I am going to follow [this tutorial](https://towardsdatascience.com/parsing-fitness-tracker-data-with-python-a59e7dc17418) to parse .fit files (downloaded from Zwift) using the [`fitdecode`](https://pypi.org/project/fitdecode/) library.

In [2]:
with fitdecode.FitReader('2022-07-12-07-31-42.fit') as fit:
    for frame in fit:
        if isinstance(frame, fitdecode.records.FitDataMessage):
            
            #if frame.name == 'file_id':
            #    for field in frame.fields:
            #        print(field.name) 
            
            if frame.name == 'session':
                print(frame.get_value('total_timer_time'))
                print(frame.get_value('total_distance'))
                print(frame.get_value('avg_speed'))
                print(frame.get_value('max_speed'))
                print(frame.get_value('avg_power'))
                print(frame.get_value('max_power'))
                print(frame.get_value('total_ascent'))
                print(frame.get_value('total_descent'))
                print(frame.get_value('avg_cadence'))
                print(frame.get_value('max_cadence'))
                        
            #if frame.name == 'record':
            #    print(frame.get_value('distance'))
            #    print(frame.get_value('speed'))
            #    print(frame.get_value('altitude'))
            #    print(frame.get_value('power'))
            #    print(frame.get_value('grade'))
            #    print(frame.get_value('cadence'))

1244.0
10984.27
8.829
13.783
156
191
61
0
88
109


> ***
`file_id` serial_number, time_created, manufacturer, product, number, type
> ***
`device_info` timestamp, serial_number, cum_operating_time, manufacturer, product, software_version, battery_voltage, device_index, device_type, hardware_version, battery_status
> ***
`event` timestamp, timer_trigger, timer_trigger, data16, event, event_type, event_group

**Note:** There is an `event` frame at the beginning and end of the second-by-second `record` frames.
> ***
`record`  timestamp, position_lat, position_long, ***distance***, time_from_course, ***speed***, distance, compressed_speed_distance, heart_rate, enhanced_altitude, ***altitude***, enhanced_speed, speed, ***power, grade, cadence***, resistance, cycle_length, temperature

**Note:** There is a `record` frame for each second of data recorded.
> ***
`lap` timestamp, ***start_time***, start_position_lat, start_position_long, end_position_lat, end_position_long, total_elapsed_time, ***total_timer_time, total_distance***, total_strokes, message_index, total_calories, total_fat_calories, enhanced_avg_speed, ***avg_speed***, enhanced_max_speed, ***max_speed, avg_power, max_power, total_ascent, total_descent***, event, event_type, avg_heart_rate, max_heart_rate, ***avg_cadence, max_cadence***, intensity, lap_trigger, sport, event_group
> ***
`session` timestamp, ***start_time***, start_position_lat, start_position_long, total_elapsed_time, ***total_timer_time, total_distance***, total_strokes, nec_lat, nec_long, swc_lat, swc_long, message_index, total_calories, total_fat_calories, enhanced_avg_speed, ***avg_speed***, enhanced_max_speed, ***max_speed, avg_power, max_power, total_ascent, total_descent***, first_lap_index, num_laps, event, event_type, sport, sub_sport, avg_heart_rate, max_heart_rate, ***avg_cadence, max_cadence***, total_training_effect, event_group, trigger
> ***
`activity` timestamp, total_timer_time, local_timestamp, num_sessions, type, event, event_type, event_group
***

Most of the data in these frames are either redundant or irrelevant to this project.

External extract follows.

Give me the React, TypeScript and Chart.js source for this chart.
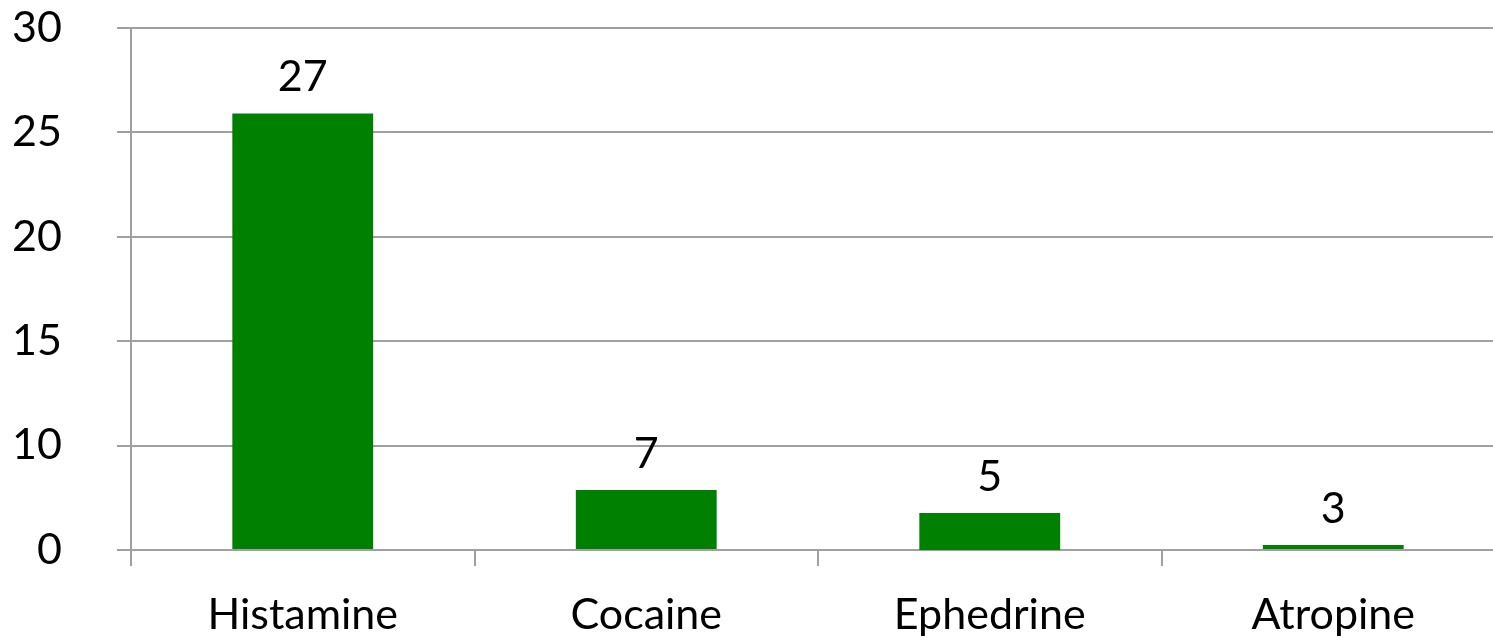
import React, { useEffect, useRef } from "react";
import { Chart, registerables } from "chart.js";

Chart.register(...registerables);

// Categories
const categories = ["Histamine", "Cocaine", "Ephedrine", "Atropine"];
// Bar extents as drawn (in axis grid units)
const barBottoms = [0, 0, -0.17, 0];
const barTops = [20.9, 2.87, 1.77, 0.24];
// Value labels printed above the bars
const valueLabels = ["27", "7", "5", "3"];
// Y-axis tick labels, bottom to top
const yTickLabels = ["0", "10", "15", "20", "25", "30"];

const FONT = "Lato, 'Open Sans', sans-serif";
const GRID = "#a0a0a0";
const GREEN = "#008000";

const valueLabelPlugin = {
  id: "valueLabels",
  afterDatasetsDraw(chart: any) {
    const ctx = chart.ctx;
    const meta = chart.getDatasetMeta(0);
    ctx.save();
    ctx.font = `43px ${FONT}`;
    ctx.fillStyle = "#000";
    ctx.textAlign = "center";
    ctx.textBaseline = "middle";
    meta.data.forEach((bar: any, i: number) => {
      const top = Math.min(bar.y, bar.base);
      ctx.fillText(valueLabels[i], bar.x, top - 36);
    });
    ctx.restore();
  },
};

export default function App() {
  const ref = useRef<HTMLCanvasElement>(null);
  useEffect(() => {
    if (!ref.current) return;
    const chart = new Chart(ref.current, {
      type: "bar",
      data: {
        labels: categories,
        datasets: [
          {
            data: categories.map((_, i) => [barBottoms[i], barTops[i]]) as any,
            backgroundColor: GREEN,
            borderWidth: 0,
            barPercentage: 0.41,
            categoryPercentage: 1,
          },
        ],
      },
      options: {
        responsive: false,
        animation: false,
        layout: { padding: { top: 0, right: 15, left: 0, bottom: 0 } },
        plugins: { legend: { display: false }, tooltip: { enabled: false } },
        scales: {
          x: {
            offset: true,
            grid: {
              display: true,
              offset: true,
              drawOnChartArea: false,
              drawTicks: true,
              tickLength: 16,
              color: GRID,
              lineWidth: 2,
            },
            border: { display: false },
            ticks: {
              color: "#000",
              font: { family: FONT, size: 43 },
              padding: 23,
              maxRotation: 0,
            },
            afterFit: (s: any) => {
              s.height = 91;
            },
          },
          y: {
            min: 0,
            max: 25,
            grid: { color: GRID, lineWidth: 2, tickLength: 14, drawTicks: true },
            border: { display: true, color: GRID, width: 2 },
            ticks: {
              stepSize: 5,
              color: "#000",
              font: { family: FONT, size: 43 },
              padding: 55,
              callback: (_v: any, i: number) => yTickLabels[i],
            },
            afterFit: (s: any) => {
              s.width = 131;
            },
          },
        },
      },
      plugins: [valueLabelPlugin],
    });
    return () => chart.destroy();
  }, []);

  return (
    <div
      style={{
        position: "fixed",
        left: 0,
        top: 0,
        width: 1493,
        height: 641,
        overflow: "hidden",
        background: "#fff",
      }}
    >
      <canvas
        ref={ref}
        width={1520}
        height={694}
        style={{ display: "block", marginTop: -53 }}
      />
    </div>
  );
}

Summary data from the training session is located in the `lap` and `session` frames, which contain many of the same variables. They can largely be used interchangably depending on preference. I'll use the `session` frame for now. Second-by-second data on a number of variables (e.g., speed, cadence) is available in the `record` frames. 

Data in these frames can be accessed using the `fitdecode` argument `get_values`.